Special note for “air-gapped” environments

Air gaps aren’t what they used to be. These converters often straddle the line between what operators consider “offline” and what the network actually routes. USB keys, vendor laptops, and remote maintenance bridges quietly reintroduce risk.

Bottom line: even if you believe the plant is isolated, treat serial-to-IP gateways as potential ingress points and apply the same rigor—segmentation, allowlists, logging, and routine firmware hygiene.

Executive summary you can share upward

  • What: 22 high-impact flaws (BRIDGE:BREAK) in Lantronix and Silex serial-to-IP gateways.
  • Why it matters: Easy, unauthenticated takeover of devices that bridge legacy OT to IP. Risk of data tampering, operational disruption, and lateral movement into critical systems.
  • Exposure: ~20,000 internet-facing devices observed; public PoCs accelerate exploitation risk.
  • Action now:
  • Remove internet exposure and restrict access to management interfaces.
  • Patch or implement vendor mitigations immediately.
  • Rotate credentials, disable unused services, and segment networks.
  • Monitor for anomalous device behavior and outbound connections.
  • Plan replacement of EOL units with modern, security-hardened models.

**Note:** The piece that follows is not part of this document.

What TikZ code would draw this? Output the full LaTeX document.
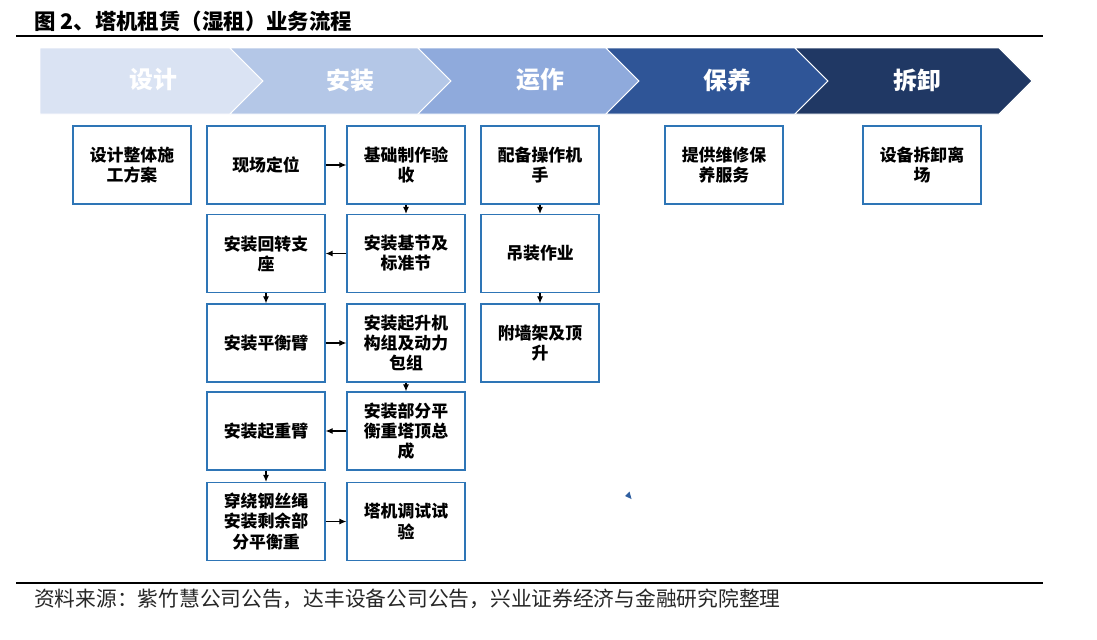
\documentclass[tikz,border=0pt]{standalone}
\usepackage{fontspec}
\setmainfont{Noto Sans CJK SC}
\newfontfamily\cjk{Noto Sans CJK SC}
\usepackage{xcolor}
\usepackage{tikz}
\usetikzlibrary{arrows.meta}
\usetikzlibrary{positioning}
\definecolor{boxblue}{RGB}{46,117,182}
\definecolor{stepA}{RGB}{218,227,243}
\definecolor{stepB}{RGB}{180,199,231}
\definecolor{stepC}{RGB}{143,170,220}
\definecolor{stepD}{RGB}{47,85,151}
\definecolor{stepE}{RGB}{32,56,100}
\tikzstyle{line} = [draw, line width=0.6pt, -{Latex[length=4pt,width=3.4pt]}]

\begin{document}
\begin{tikzpicture}[x=0.02cm,y=-0.02cm,
      box/.style={draw=boxblue,
      line width=0.7pt,
      rectangle,
      fill=white,
      minimum width=2.36cm,
      minimum height=1.56cm,
      inner sep=1pt,
      align=center,
      font={\cjk\bfseries\fontsize{9.6}{11.4}\selectfont}},
      phase/.style={text=white,
      font={\cjk\bfseries\fontsize{13.6}{16}\selectfont}}]
    \useasboundingbox (0,0) rectangle (1097,639);
    %% Title
    \node [anchor=west, font={\cjk\bfseries\fontsize{12.2}{14}\selectfont}] at (28,21) (Title) {图 2、塔机租赁（湿租）业务流程};
    \draw [line width=1.2pt] (16,36) -- (1043,36);
    %% Phases
    \path [fill=stepA, draw=white, line width=0.5pt] (40,48) -- (230,48) -- (263,81) -- (230,114) -- (40,114) -- cycle;
    \path [fill=stepB, draw=white, line width=0.5pt] (230,48) -- (418,48) -- (451,81) -- (418,114) -- (230,114) -- (263,81) -- cycle;
    \path [fill=stepC, draw=white, line width=0.5pt] (418,48) -- (606,48) -- (639,81) -- (606,114) -- (418,114) -- (451,81) -- cycle;
    \path [fill=stepD, draw=white, line width=0.5pt] (606,48) -- (795,48) -- (828,81) -- (795,114) -- (606,114) -- (639,81) -- cycle;
    \path [fill=stepE, draw=white, line width=0.5pt] (795,48) -- (999,48) -- (1032,81) -- (999,114) -- (795,114) -- (828,81) -- cycle;
    \node [phase] at (153,80) (P_design) {设计};
    \node [phase] at (350,80) (P_install) {安装};
    \node [phase] at (540,80) (P_run) {运作};
    \node [phase] at (727,80) (P_care) {保养};
    \node [phase] at (917,80) (P_remove) {拆卸};
    %% Design
    \node [box] at (132,165) (Plan) {设计整体施\\工方案};
    %% Installation, left column
    \node [box] at (266,165) (Site) {现场定位};
    \node [box] at (266,253.5) (Slew) {安装回转支\\座};
    \node [box] at (266,343) (CJib) {安装平衡臂};
    \node [box] at (266,431) (Jib) {安装起重臂};
    \node [box] at (266,521.5) (Rope) {穿绕钢丝绳\\安装剩余部\\分平衡重};
    %% Installation, right column
    \node [box] at (406,165) (Base) {基础制作验\\收};
    \node [box] at (406,253.5) (Mast) {安装基节及\\标准节};
    \node [box] at (406,343) (Hoist) {安装起升机\\构组及动力\\包组};
    \node [box] at (406,431) (Top) {安装部分平\\衡重塔顶总\\成};
    \node [box] at (406,521.5) (Test) {塔机调试试\\验};
    %% Operation
    \node [box] at (540,165) (Crew) {配备操作机\\手};
    \node [box] at (540,253.5) (Lift) {吊装作业};
    \node [box] at (540,343) (Wall) {附墙架及顶\\升};
    %% Maintenance, removal
    \node [box] at (724,165) (Service) {提供维修保\\养服务};
    \node [box] at (922,165) (Remove) {设备拆卸离\\场};
    %%
    %% Installation steps
    \path [line] (Site) -- (Base);
    \path [line] (Base) -- (Mast);
    \path [line] (Mast) -- (Slew);
    \path [line] (Slew) -- (CJib);
    \path [line] (CJib) -- (Hoist);
    \path [line] (Hoist) -- (Top);
    \path [line] (Top) -- (Jib);
    \path [line] (Jib) -- (Rope);
    \path [line] (Rope) -- (Test);
    %% Operation steps
    \path [line] (Crew) -- (Lift);
    \path [line] (Lift) -- (Wall);
    %% stray mark
    \fill [stepD!70!boxblue] (625,496) -- (629.5,491.5) -- (631.5,499) -- cycle;
    %% Source
    \draw [line width=1.2pt] (16,583) -- (1043,583);
    \node [anchor=west, text=black!85, font={\cjk\fontsize{11.8}{14}\selectfont}] at (28,599) (Source) {资料来源：紫竹慧公司公告，达丰设备公司公告，兴业证券经济与金融研究院整理};
  \end{tikzpicture}
\end{document}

Frequently Asked Questions (FAQ)

Q: Which models are affected?
A: The research spans multiple Lantronix EDS and Silex device server lines. Exact models and versions are listed in vendor advisories and the research report. Start with: – Lantronix Product SecuritySilex Security

Q: We don’t expose these devices to the internet. Are we safe?
A: Safer, but not safe. Threats can arrive via flat internal networks, poorly controlled remote access, vendor laptops, or dual-homed workstations. Treat converters as high-value assets and apply segmentation, strict ACLs, and logging.

Q: Are there public exploits?
A: The research includes PoCs for key issues, which often leads to rapid weaponization. Assume adversaries can exploit exposed and unpatched devices.

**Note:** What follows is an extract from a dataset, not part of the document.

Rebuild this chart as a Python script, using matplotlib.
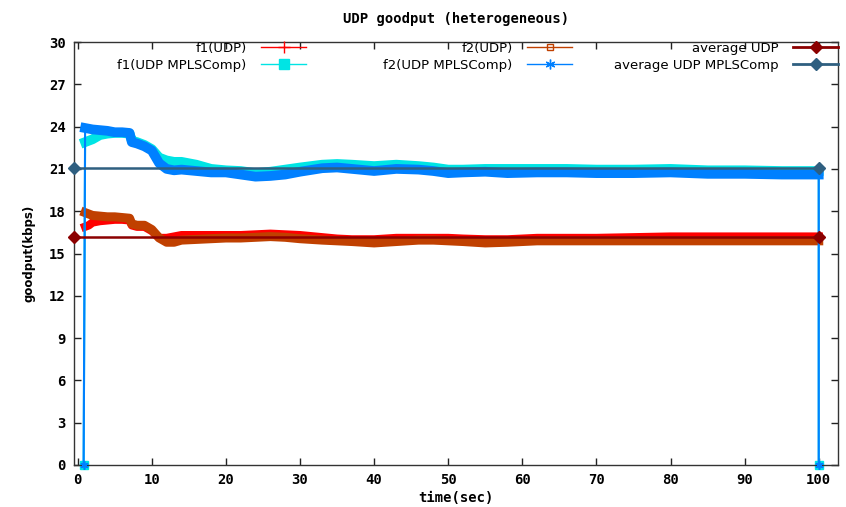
import matplotlib
matplotlib.use("Agg")
import matplotlib.pyplot as plt
from matplotlib.lines import Line2D

# time axis (sec) for the two MPLSComp flows, zero points at both ends
t_mpls = [0.8, 1, 2, 3, 4, 5, 6, 7, 7.3, 8, 9, 10, 11, 12, 13, 14, 16, 18, 20,
          22, 24, 26, 28, 30, 33, 35, 37, 40, 43, 46, 48, 50, 52, 55, 58, 62,
          66, 70, 75, 80, 85, 90, 95, 100, 100]
f1_mpls = [0, 22.9, 23.1, 23.4, 23.5, 23.55, 23.55, 23.5, 23.0, 22.9, 22.7,
           22.4, 21.8, 21.6, 21.5, 21.5, 21.3, 21.0, 20.9, 20.85, 20.7, 20.8,
           20.95, 21.1, 21.3, 21.35, 21.3, 21.2, 21.3, 21.2, 21.1, 20.95,
           20.95, 21.0, 21.0, 21.0, 21.0, 20.95, 20.95, 21.0, 20.9, 20.9,
           20.85, 20.85, 0]
f2_mpls = [0, 23.9, 23.8, 23.75, 23.7, 23.6, 23.6, 23.55, 22.9, 22.8, 22.6,
           22.3, 21.4, 21.0, 20.9, 20.95, 20.85, 20.75, 20.75, 20.6, 20.45,
           20.5, 20.6, 20.8, 21.05, 21.1, 21.0, 20.85, 21.0, 20.95, 20.85,
           20.7, 20.75, 20.8, 20.7, 20.75, 20.75, 20.7, 20.7, 20.75, 20.65,
           20.65, 20.6, 20.6, 0]

# time axis for the plain UDP flows
t_udp = [1, 1.5, 2, 3, 4, 5, 6, 7, 7.3, 8, 9, 10, 11, 12, 13, 14, 16, 18, 20,
         22, 24, 26, 28, 30, 33, 35, 37, 40, 43, 46, 48, 50, 52, 55, 58, 62,
         66, 70, 75, 80, 85, 90, 95, 100]
f1_udp = [16.9, 17.0, 17.2, 17.3, 17.35, 17.4, 17.4, 17.35, 17.0, 16.9, 16.9,
          16.6, 16.1, 16.1, 16.2, 16.3, 16.3, 16.3, 16.3, 16.3, 16.35, 16.4,
          16.35, 16.3, 16.15, 16.05, 16.0, 16.0, 16.1, 16.1, 16.1, 16.1,
          16.05, 16.0, 16.0, 16.1, 16.1, 16.1, 16.15, 16.2, 16.2, 16.2, 16.2,
          16.2]
f2_udp = [17.9, 17.8, 17.7, 17.65, 17.6, 17.6, 17.55, 17.5, 17.1, 17.0, 17.0,
          16.7, 16.1, 15.8, 15.8, 15.95, 16.0, 16.05, 16.1, 16.1, 16.15, 16.2,
          16.15, 16.05, 15.95, 15.9, 15.85, 15.75, 15.85, 15.95, 15.95, 15.9,
          15.85, 15.75, 15.8, 15.9, 15.9, 15.9, 15.9, 15.9, 15.9, 15.9, 15.9,
          15.9]

avg_x = [-0.5, 100]
avg_udp = [16.15, 16.15]
avg_mpls = [21.05, 21.05]

x_ticks = list(range(0, 101, 10))
y_ticks = list(range(0, 31, 3))

c_f1, c_f2 = '#ff0000', '#c04000'
c_f1m, c_f2m = '#00e4e4', '#0080ff'
c_avg, c_avgm = '#8b0000', '#2f5f80'

mono = {'family': 'DejaVu Sans Mono', 'weight': 'bold'}

fig = plt.figure(figsize=(8.46, 5.07), dpi=100)
ax = fig.add_axes([74 / 846, 1 - 465 / 507, (838 - 74) / 846, (465 - 42) / 507])

# thick bands (many dense points in the original)
ax.plot(t_udp, f1_udp, color=c_f1, lw=6, zorder=2)
ax.plot(t_mpls, f1_mpls, color=c_f1m, lw=1.5, zorder=2, clip_on=False,
        marker='s', ms=6, markevery=[0, len(t_mpls) - 1])
ax.plot(t_mpls[1:-1], f1_mpls[1:-1], color=c_f1m, lw=7, zorder=2)
ax.plot(t_udp, f2_udp, color=c_f2, lw=6.5, zorder=3)
ax.plot(t_mpls, f2_mpls, color=c_f2m, lw=1.5, zorder=3, clip_on=False,
        marker=(6, 2, 0), ms=6, mew=1.2, markevery=[0, len(t_mpls) - 1])
ax.plot(t_mpls[1:-1], f2_mpls[1:-1], color=c_f2m, lw=7, zorder=3)
ax.plot(avg_x, avg_udp, color=c_avg, lw=1.8, marker='D', ms=6, zorder=4,
        clip_on=False)
ax.plot(avg_x, avg_mpls, color=c_avgm, lw=1.8, marker='D', ms=6, zorder=4,
        clip_on=False)

ax.set_xlim(-0.5, 102.6)
ax.set_ylim(0, 30)
ax.set_xticks(x_ticks)
ax.set_yticks(y_ticks)
ax.tick_params(direction='in', length=5, width=1, top=True, right=True,
               labelsize=10, pad=6, color='#222222')
for lab in ax.get_xticklabels() + ax.get_yticklabels():
    lab.set_fontfamily('DejaVu Sans Mono')
    lab.set_fontweight('bold')
for s in ax.spines.values():
    s.set_color('#333333')
    s.set_linewidth(1)

ax.set_title('UDP goodput (heterogeneous)', fontdict=mono, fontsize=10, pad=14)
ax.set_xlabel('time(sec)', fontdict=mono, fontsize=10, labelpad=3)
ax.set_ylabel('goodput(kbps)', fontsize=8.5, fontweight='bold', labelpad=10)

# legend: three right-aligned columns like gnuplot's key
cols = [
    ([Line2D([], [], color=c_f1, lw=1, marker='+', ms=8),
      Line2D([], [], color=c_f1m, lw=1, marker='s', ms=7)],
     ['f1(UDP)', 'f1(UDP MPLSComp)'], 306),
    ([Line2D([], [], color=c_f2, lw=1, marker='s', ms=5, mfc='none'),
      Line2D([], [], color=c_f2m, lw=1, marker=(6, 2, 0), ms=7)],
     ['f2(UDP)', 'f2(UDP MPLSComp)'], 572),
    ([Line2D([], [], color=c_avg, lw=2, marker='D', ms=6),
      Line2D([], [], color=c_avgm, lw=2, marker='D', ms=6)],
     ['average UDP', 'average UDP MPLSComp'], 838),
]
for handles, labels, xr in cols:
    leg = fig.legend(handles, labels, loc='upper right',
                     bbox_to_anchor=(xr / 846, 1 - 42 / 507),
                     markerfirst=False, alignment='right', frameon=False,
                     fontsize=9.5, handlelength=3.4, handletextpad=1.1,
                     labelspacing=0.28, borderpad=0, borderaxespad=0)

fig.savefig('out.png', dpi=100)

Q: What if we can’t patch right away?
A: Implement compensating controls: – Remove public exposure and use VPN/jump hosts – Restrict management access to allowlisted sources – Disable unused services and rotate all credentials – Increase monitoring for anomalies These are short-term measures only; schedule updates as soon as practical.

Q: How do we safely update firmware in OT environments?
A: Use a staged approach: – Test updates on an identical spare or lab unit – Verify checksums/signatures – Plan maintenance windows with operations – Back up configurations; document rollback steps – Validate functionality post-update (data flow, serial mappings, alarms)

Q: Could attackers manipulate sensor or control data?
A: Yes. With RCE or config access, they can tamper with serial data streams or tunnel malicious commands, potentially leading to incorrect operator decisions or equipment misbehavior.

Q: How can we detect if we’ve been compromised?
A: Look for: – Unexpected device reboots or config changes – New admin accounts or altered credentials – Outbound connections to unfamiliar IPs/domains – Anomalous serial traffic timing or values – File integrity deviations if the device supports it When in doubt, factory reset, reflash firmware, and rebuild configs from trusted sources.

Q: Are end-of-life units a priority to replace?
A: Absolutely. EOL devices often lack ongoing security support. Create a prioritized replacement plan with models that offer signed firmware, secure boot, modern TLS, and robust logging.

Q: Does Zero Trust really apply to OT?
A: Yes—adapted for safety and availability. Microsegment, minimize implicit trust, enforce strong identity for management access, and continuously verify device behavior. CISA’s guidance is a good starting point: Zero Trust Maturity Model

Q: Where can I find broader ICS threat background?
A: Start here: – MITRE ATT&CK for ICSCISA ICS Advisories

Clear takeaway

BRIDGE:BREAK is a wake-up call: the humble serial-to-IP gateway is now a frontline asset. Treat it that way.

  • Find them. Remove internet exposure. Patch now.
  • Lock down credentials, disable unused services, and segment aggressively.
  • Monitor for data tampering and odd outbound traffic.
  • Replace EOL gear and demand modern security features going forward.

Do these four things quickly and you’ll blunt the most immediate risks—and turn a silent liability into a managed asset.